[Figure scripts]
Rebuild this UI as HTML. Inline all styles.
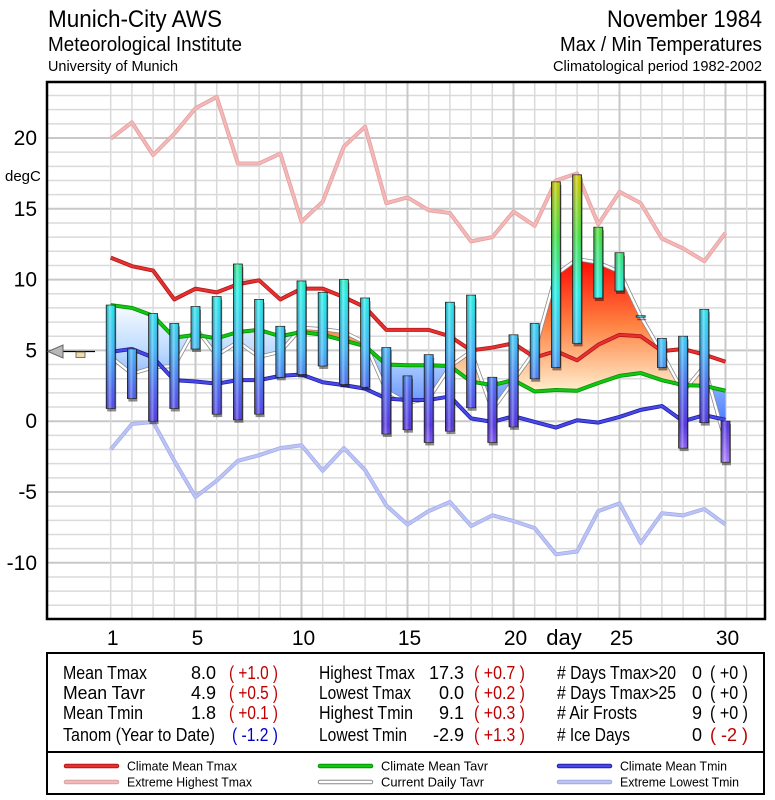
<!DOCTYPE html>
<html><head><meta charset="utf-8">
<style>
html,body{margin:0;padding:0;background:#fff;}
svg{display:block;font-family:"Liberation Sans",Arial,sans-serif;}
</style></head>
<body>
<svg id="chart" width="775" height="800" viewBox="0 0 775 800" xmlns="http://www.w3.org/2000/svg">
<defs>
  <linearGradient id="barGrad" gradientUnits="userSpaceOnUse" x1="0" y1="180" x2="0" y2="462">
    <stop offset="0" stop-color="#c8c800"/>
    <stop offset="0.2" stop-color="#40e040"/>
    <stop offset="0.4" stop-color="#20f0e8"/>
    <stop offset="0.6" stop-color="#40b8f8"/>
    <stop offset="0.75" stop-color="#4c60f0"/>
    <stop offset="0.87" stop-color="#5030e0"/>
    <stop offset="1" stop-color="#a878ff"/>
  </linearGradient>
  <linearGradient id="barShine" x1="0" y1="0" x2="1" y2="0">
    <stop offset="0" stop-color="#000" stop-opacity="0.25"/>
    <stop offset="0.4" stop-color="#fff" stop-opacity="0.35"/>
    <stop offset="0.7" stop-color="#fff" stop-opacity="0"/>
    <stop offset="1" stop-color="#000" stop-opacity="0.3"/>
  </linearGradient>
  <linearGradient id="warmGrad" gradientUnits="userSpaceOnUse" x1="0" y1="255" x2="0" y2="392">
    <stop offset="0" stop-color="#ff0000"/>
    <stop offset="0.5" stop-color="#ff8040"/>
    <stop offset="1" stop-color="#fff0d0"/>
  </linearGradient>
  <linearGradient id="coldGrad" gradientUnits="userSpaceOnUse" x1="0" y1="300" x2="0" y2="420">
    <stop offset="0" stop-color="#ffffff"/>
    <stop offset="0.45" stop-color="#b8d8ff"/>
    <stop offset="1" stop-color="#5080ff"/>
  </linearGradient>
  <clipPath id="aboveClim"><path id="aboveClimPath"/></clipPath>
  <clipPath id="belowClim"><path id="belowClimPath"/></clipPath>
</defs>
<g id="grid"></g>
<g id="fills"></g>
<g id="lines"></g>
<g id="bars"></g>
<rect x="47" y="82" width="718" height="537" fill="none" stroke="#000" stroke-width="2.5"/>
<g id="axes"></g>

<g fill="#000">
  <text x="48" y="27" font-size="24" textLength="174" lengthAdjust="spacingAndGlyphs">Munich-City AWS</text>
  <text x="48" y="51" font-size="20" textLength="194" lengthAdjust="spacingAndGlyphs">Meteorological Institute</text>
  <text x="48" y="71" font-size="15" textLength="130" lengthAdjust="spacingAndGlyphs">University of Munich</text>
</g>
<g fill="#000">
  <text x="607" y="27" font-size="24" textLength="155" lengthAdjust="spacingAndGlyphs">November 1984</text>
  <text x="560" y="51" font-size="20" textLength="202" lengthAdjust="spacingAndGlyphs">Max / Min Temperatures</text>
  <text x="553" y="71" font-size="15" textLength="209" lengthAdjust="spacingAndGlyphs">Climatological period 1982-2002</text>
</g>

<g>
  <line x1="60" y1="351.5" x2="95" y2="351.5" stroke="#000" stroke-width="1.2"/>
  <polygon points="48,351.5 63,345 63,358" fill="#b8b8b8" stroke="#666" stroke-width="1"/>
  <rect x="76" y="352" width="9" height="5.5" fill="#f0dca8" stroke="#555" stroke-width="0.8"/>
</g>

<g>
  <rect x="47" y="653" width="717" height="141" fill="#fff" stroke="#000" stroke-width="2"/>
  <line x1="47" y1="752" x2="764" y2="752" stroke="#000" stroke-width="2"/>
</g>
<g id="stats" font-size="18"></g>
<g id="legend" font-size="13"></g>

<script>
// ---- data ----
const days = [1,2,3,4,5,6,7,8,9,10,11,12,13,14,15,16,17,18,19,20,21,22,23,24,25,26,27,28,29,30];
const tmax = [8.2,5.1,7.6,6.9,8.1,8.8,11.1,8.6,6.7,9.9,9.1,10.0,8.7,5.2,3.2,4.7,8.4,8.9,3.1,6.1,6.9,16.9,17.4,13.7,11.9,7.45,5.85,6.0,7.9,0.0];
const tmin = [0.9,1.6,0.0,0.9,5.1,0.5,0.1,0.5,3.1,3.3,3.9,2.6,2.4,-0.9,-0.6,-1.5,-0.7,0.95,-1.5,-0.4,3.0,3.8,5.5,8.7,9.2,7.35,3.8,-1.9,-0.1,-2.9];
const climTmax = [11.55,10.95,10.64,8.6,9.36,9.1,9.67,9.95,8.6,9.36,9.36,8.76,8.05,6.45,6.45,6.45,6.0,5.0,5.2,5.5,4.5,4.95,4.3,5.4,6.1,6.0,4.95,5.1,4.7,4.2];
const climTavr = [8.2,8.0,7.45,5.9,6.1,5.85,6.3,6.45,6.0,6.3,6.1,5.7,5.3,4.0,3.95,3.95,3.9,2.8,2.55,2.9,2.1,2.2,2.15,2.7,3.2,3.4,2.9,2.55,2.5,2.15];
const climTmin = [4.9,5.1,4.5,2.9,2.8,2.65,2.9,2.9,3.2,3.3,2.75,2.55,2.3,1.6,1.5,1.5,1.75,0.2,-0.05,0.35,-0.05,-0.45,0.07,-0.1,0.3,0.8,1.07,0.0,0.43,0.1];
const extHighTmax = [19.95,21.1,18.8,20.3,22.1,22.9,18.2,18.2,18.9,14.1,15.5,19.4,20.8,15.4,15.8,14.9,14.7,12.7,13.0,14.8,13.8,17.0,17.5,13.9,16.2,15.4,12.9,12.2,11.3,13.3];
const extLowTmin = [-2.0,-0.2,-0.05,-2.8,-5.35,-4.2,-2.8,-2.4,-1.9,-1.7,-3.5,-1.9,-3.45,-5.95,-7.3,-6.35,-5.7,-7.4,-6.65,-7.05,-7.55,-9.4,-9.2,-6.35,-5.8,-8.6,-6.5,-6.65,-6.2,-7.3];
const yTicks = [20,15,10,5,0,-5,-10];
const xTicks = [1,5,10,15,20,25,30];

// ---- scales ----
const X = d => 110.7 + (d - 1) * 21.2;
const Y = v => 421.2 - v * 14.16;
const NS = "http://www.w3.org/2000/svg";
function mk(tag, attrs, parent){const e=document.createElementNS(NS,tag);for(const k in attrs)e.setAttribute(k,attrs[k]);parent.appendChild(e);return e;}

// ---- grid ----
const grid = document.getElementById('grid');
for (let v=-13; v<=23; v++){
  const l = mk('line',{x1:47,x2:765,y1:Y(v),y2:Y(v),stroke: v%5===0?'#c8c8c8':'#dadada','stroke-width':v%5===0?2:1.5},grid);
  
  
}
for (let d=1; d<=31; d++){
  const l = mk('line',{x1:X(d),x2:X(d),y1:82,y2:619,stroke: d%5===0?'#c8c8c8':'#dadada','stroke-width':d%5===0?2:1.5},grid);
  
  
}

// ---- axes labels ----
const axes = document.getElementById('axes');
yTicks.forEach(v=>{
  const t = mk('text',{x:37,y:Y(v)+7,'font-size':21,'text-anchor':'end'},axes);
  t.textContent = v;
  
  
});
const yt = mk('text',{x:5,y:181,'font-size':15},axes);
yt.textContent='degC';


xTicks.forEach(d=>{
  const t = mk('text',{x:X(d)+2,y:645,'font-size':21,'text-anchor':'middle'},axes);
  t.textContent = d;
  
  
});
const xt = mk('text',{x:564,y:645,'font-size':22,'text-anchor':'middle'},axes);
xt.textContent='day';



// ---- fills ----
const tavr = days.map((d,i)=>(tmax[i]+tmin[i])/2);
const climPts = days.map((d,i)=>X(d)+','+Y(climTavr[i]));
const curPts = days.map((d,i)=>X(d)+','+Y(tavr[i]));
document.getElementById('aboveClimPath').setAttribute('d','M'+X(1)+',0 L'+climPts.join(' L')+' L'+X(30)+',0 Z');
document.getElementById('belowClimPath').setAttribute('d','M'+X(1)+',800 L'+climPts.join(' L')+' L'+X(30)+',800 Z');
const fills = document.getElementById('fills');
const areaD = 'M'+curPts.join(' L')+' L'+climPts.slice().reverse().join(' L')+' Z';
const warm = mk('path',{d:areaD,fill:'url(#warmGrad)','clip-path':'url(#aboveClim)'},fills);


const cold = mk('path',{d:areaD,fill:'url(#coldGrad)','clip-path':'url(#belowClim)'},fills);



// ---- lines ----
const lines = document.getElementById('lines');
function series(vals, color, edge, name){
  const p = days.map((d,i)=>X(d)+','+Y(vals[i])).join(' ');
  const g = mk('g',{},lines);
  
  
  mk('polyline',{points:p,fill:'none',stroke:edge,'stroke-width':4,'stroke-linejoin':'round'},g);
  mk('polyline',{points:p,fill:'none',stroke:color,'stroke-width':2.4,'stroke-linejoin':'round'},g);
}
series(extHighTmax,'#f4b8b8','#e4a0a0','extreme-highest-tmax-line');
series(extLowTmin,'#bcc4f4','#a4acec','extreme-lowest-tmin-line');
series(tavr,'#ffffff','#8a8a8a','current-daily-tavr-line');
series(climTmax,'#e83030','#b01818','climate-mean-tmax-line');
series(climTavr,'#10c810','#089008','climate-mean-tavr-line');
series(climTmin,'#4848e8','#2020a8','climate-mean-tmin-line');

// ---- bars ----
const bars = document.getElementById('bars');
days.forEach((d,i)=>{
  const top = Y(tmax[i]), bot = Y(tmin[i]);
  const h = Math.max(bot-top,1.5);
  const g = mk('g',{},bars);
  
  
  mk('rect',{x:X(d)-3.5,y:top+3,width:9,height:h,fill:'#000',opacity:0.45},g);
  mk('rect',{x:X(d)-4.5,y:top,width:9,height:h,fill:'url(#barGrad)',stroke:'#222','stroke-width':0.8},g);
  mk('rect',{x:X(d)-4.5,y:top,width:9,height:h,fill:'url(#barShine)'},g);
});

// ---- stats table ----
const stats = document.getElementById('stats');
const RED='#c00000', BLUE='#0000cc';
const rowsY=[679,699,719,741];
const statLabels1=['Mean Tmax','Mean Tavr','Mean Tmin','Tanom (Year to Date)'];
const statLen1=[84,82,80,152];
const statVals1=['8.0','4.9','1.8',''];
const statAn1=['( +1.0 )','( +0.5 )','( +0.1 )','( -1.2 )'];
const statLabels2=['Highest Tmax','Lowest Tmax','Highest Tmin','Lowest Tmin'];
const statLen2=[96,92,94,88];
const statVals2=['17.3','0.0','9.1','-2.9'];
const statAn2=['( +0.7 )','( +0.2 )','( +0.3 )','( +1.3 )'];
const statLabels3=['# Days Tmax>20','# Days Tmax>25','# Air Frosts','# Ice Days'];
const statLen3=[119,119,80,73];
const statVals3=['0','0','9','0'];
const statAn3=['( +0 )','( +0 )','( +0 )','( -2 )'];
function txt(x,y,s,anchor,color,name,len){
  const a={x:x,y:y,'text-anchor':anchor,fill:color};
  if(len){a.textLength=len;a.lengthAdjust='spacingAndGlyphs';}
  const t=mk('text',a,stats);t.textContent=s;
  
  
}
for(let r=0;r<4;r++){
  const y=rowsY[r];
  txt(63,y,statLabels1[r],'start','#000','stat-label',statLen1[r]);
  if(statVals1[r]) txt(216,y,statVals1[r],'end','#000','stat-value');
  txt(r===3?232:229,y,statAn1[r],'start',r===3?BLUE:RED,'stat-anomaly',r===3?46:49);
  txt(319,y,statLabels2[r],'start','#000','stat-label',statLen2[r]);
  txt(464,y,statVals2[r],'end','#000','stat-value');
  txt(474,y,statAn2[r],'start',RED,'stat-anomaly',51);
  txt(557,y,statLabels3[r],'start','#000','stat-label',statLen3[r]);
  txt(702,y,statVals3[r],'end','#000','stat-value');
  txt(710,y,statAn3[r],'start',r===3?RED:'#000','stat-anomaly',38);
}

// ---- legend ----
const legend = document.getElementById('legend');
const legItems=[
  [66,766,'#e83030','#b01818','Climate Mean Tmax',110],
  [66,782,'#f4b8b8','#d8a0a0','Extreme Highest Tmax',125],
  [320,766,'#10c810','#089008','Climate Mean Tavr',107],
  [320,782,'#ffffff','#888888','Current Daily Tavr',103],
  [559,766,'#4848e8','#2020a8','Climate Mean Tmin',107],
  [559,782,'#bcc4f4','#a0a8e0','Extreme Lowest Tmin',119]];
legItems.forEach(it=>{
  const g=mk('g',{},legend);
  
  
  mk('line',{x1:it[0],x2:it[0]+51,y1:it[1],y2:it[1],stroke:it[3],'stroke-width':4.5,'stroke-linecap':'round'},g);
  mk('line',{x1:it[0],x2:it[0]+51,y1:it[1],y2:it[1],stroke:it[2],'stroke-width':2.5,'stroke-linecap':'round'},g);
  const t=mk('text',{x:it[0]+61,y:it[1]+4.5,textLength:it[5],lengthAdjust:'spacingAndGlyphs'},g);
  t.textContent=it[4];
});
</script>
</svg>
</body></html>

==

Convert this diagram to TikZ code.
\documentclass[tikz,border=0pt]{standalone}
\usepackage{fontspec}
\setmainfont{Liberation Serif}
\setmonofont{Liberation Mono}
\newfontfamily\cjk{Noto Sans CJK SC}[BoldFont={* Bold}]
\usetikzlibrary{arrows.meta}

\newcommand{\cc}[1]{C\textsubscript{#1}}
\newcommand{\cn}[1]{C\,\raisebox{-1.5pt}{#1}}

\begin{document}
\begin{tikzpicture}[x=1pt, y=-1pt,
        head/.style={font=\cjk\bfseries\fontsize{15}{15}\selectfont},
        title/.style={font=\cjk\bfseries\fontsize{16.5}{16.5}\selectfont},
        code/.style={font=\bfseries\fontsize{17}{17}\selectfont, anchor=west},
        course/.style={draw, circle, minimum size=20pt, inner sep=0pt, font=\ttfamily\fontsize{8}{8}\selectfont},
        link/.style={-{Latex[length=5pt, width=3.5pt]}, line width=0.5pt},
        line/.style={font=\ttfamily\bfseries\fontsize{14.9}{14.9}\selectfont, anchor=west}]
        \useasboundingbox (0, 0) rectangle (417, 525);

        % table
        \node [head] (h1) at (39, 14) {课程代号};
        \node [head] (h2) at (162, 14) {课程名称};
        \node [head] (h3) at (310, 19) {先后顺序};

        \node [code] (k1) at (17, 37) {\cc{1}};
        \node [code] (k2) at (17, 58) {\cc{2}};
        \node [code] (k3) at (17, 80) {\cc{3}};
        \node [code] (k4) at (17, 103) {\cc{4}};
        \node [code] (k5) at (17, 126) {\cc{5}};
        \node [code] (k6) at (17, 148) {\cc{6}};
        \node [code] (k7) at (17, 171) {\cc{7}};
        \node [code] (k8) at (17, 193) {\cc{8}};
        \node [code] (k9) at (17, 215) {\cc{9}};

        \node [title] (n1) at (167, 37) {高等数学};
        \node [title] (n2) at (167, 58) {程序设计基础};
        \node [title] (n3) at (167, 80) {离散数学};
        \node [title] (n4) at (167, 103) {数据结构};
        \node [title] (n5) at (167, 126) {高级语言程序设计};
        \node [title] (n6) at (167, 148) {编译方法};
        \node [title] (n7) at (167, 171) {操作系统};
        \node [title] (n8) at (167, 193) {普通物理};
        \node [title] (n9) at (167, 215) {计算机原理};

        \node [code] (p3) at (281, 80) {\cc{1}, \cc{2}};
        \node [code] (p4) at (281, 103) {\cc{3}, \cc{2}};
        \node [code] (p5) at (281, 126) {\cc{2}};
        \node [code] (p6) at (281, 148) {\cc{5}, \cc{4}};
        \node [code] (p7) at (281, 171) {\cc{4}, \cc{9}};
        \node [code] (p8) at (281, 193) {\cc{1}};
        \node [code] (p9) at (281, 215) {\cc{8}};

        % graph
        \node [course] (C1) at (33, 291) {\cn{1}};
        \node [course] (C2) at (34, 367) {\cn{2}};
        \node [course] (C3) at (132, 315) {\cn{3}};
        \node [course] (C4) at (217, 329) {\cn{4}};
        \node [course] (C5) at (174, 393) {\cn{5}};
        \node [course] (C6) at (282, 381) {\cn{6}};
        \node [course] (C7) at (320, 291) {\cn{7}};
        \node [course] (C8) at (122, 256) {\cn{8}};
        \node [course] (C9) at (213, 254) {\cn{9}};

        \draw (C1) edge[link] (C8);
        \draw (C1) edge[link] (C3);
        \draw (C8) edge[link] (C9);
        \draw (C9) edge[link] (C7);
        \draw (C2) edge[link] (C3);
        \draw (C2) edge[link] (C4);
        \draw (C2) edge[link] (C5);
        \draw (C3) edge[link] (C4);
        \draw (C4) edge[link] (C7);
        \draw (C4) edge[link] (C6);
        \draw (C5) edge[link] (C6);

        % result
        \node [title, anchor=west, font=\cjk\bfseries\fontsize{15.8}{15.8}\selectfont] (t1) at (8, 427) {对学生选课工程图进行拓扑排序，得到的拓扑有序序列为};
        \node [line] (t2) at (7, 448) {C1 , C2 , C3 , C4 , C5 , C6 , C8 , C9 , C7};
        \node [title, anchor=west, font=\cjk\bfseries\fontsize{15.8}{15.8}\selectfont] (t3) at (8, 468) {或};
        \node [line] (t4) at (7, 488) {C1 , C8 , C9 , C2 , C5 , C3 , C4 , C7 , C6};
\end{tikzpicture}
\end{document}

* * *

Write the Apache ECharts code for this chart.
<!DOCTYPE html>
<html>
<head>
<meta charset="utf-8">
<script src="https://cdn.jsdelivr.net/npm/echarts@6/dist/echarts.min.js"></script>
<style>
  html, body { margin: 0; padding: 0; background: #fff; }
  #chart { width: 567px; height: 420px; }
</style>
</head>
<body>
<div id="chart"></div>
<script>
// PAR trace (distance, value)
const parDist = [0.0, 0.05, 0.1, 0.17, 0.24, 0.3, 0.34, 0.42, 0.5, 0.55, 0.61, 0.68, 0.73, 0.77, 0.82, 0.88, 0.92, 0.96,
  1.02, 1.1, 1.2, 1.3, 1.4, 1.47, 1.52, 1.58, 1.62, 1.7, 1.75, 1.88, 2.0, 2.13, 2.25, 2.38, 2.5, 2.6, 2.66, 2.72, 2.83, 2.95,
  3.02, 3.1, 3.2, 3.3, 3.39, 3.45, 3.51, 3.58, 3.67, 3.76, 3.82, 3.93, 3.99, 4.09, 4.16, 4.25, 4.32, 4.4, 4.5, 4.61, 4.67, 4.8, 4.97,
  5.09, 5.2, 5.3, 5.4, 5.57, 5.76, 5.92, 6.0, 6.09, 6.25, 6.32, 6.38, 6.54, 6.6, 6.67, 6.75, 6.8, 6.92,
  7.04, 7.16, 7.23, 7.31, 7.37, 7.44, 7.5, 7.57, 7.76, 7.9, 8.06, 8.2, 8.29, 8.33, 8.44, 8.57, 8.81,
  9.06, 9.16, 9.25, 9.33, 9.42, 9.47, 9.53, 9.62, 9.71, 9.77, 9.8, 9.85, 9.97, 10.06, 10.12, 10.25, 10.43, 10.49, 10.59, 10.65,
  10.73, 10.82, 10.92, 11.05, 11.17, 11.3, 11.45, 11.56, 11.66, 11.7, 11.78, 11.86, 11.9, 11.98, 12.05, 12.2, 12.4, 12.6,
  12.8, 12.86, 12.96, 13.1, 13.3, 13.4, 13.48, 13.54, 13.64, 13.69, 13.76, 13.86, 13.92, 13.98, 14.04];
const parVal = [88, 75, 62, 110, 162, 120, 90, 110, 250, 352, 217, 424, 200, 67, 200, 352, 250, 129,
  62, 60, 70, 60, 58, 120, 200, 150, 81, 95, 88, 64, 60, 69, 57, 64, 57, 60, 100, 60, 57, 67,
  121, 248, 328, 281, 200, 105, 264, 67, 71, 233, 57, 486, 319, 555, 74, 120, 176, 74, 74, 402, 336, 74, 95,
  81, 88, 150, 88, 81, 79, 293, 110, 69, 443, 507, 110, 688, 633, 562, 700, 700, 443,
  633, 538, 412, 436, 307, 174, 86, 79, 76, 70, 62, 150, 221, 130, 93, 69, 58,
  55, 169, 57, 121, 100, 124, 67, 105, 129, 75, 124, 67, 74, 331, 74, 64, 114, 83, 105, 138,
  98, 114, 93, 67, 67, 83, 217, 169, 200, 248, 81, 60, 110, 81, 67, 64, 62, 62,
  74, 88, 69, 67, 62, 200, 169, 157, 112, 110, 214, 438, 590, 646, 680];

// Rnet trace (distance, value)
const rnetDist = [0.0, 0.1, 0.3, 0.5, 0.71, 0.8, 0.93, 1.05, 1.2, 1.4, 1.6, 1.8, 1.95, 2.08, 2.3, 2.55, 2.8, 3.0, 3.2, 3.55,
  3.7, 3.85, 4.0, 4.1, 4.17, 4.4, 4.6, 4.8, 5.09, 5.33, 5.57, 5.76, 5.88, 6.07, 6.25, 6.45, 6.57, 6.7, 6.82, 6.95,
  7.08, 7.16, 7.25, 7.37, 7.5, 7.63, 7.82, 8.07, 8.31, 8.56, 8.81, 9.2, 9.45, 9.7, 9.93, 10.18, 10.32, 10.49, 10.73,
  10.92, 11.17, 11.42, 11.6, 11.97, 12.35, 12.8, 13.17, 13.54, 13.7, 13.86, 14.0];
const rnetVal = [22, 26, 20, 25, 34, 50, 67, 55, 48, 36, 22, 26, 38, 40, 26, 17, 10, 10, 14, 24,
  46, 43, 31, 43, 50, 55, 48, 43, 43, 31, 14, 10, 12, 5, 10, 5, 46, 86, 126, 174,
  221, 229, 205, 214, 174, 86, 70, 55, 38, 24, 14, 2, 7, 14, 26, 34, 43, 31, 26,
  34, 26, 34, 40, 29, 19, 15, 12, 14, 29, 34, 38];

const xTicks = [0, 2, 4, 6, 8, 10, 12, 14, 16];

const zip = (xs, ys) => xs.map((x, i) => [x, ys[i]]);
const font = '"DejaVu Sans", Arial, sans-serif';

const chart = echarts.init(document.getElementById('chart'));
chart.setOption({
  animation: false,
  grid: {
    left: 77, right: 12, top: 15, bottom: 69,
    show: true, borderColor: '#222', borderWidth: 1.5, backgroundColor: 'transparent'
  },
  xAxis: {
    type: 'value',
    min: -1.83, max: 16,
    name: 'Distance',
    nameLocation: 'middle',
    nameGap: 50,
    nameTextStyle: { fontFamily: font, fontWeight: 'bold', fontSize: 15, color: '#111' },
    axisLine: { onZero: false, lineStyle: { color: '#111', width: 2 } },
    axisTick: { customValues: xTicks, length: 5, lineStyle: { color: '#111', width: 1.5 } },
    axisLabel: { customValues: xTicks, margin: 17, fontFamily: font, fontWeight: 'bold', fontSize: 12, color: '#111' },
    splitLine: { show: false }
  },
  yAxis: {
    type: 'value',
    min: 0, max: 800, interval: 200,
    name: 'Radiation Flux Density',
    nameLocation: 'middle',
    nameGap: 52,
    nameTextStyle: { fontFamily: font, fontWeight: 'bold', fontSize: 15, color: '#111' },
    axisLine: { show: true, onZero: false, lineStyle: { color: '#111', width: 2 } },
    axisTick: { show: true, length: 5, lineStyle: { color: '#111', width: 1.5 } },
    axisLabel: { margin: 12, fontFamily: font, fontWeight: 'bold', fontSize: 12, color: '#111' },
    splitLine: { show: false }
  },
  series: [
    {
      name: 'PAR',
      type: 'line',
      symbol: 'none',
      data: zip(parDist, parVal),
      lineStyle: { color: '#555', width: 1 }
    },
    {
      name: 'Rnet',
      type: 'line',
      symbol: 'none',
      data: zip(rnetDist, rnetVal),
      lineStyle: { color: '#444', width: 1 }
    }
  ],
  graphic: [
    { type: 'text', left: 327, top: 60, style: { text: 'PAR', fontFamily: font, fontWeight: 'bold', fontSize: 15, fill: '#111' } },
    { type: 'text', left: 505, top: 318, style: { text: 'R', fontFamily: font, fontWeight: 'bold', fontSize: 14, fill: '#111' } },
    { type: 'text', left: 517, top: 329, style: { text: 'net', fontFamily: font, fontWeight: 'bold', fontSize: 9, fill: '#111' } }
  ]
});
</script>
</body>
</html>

* **What you need to do**
Exactly the lines from the one holding "Convert this diagram to TikZ code." through the one holding "[title] (n9) at" should be printed, ends included.

* **Answer in full**
Convert this diagram to TikZ code.
\documentclass[tikz,border=0pt]{standalone}
\usepackage{fontspec}
\setmainfont{Liberation Serif}
\setmonofont{Liberation Mono}
\newfontfamily\cjk{Noto Sans CJK SC}[BoldFont={* Bold}]
\usetikzlibrary{arrows.meta}

\newcommand{\cc}[1]{C\textsubscript{#1}}
\newcommand{\cn}[1]{C\,\raisebox{-1.5pt}{#1}}

\begin{document}
\begin{tikzpicture}[x=1pt, y=-1pt,
        head/.style={font=\cjk\bfseries\fontsize{15}{15}\selectfont},
        title/.style={font=\cjk\bfseries\fontsize{16.5}{16.5}\selectfont},
        code/.style={font=\bfseries\fontsize{17}{17}\selectfont, anchor=west},
        course/.style={draw, circle, minimum size=20pt, inner sep=0pt, font=\ttfamily\fontsize{8}{8}\selectfont},
        link/.style={-{Latex[length=5pt, width=3.5pt]}, line width=0.5pt},
        line/.style={font=\ttfamily\bfseries\fontsize{14.9}{14.9}\selectfont, anchor=west}]
        \useasboundingbox (0, 0) rectangle (417, 525);

        % table
        \node [head] (h1) at (39, 14) {课程代号};
        \node [head] (h2) at (162, 14) {课程名称};
        \node [head] (h3) at (310, 19) {先后顺序};

        \node [code] (k1) at (17, 37) {\cc{1}};
        \node [code] (k2) at (17, 58) {\cc{2}};
        \node [code] (k3) at (17, 80) {\cc{3}};
        \node [code] (k4) at (17, 103) {\cc{4}};
        \node [code] (k5) at (17, 126) {\cc{5}};
        \node [code] (k6) at (17, 148) {\cc{6}};
        \node [code] (k7) at (17, 171) {\cc{7}};
        \node [code] (k8) at (17, 193) {\cc{8}};
        \node [code] (k9) at (17, 215) {\cc{9}};

        \node [title] (n1) at (167, 37) {高等数学};
        \node [title] (n2) at (167, 58) {程序设计基础};
        \node [title] (n3) at (167, 80) {离散数学};
        \node [title] (n4) at (167, 103) {数据结构};
        \node [title] (n5) at (167, 126) {高级语言程序设计};
        \node [title] (n6) at (167, 148) {编译方法};
        \node [title] (n7) at (167, 171) {操作系统};
        \node [title] (n8) at (167, 193) {普通物理};
        \node [title] (n9) at (167, 215) {计算机原理};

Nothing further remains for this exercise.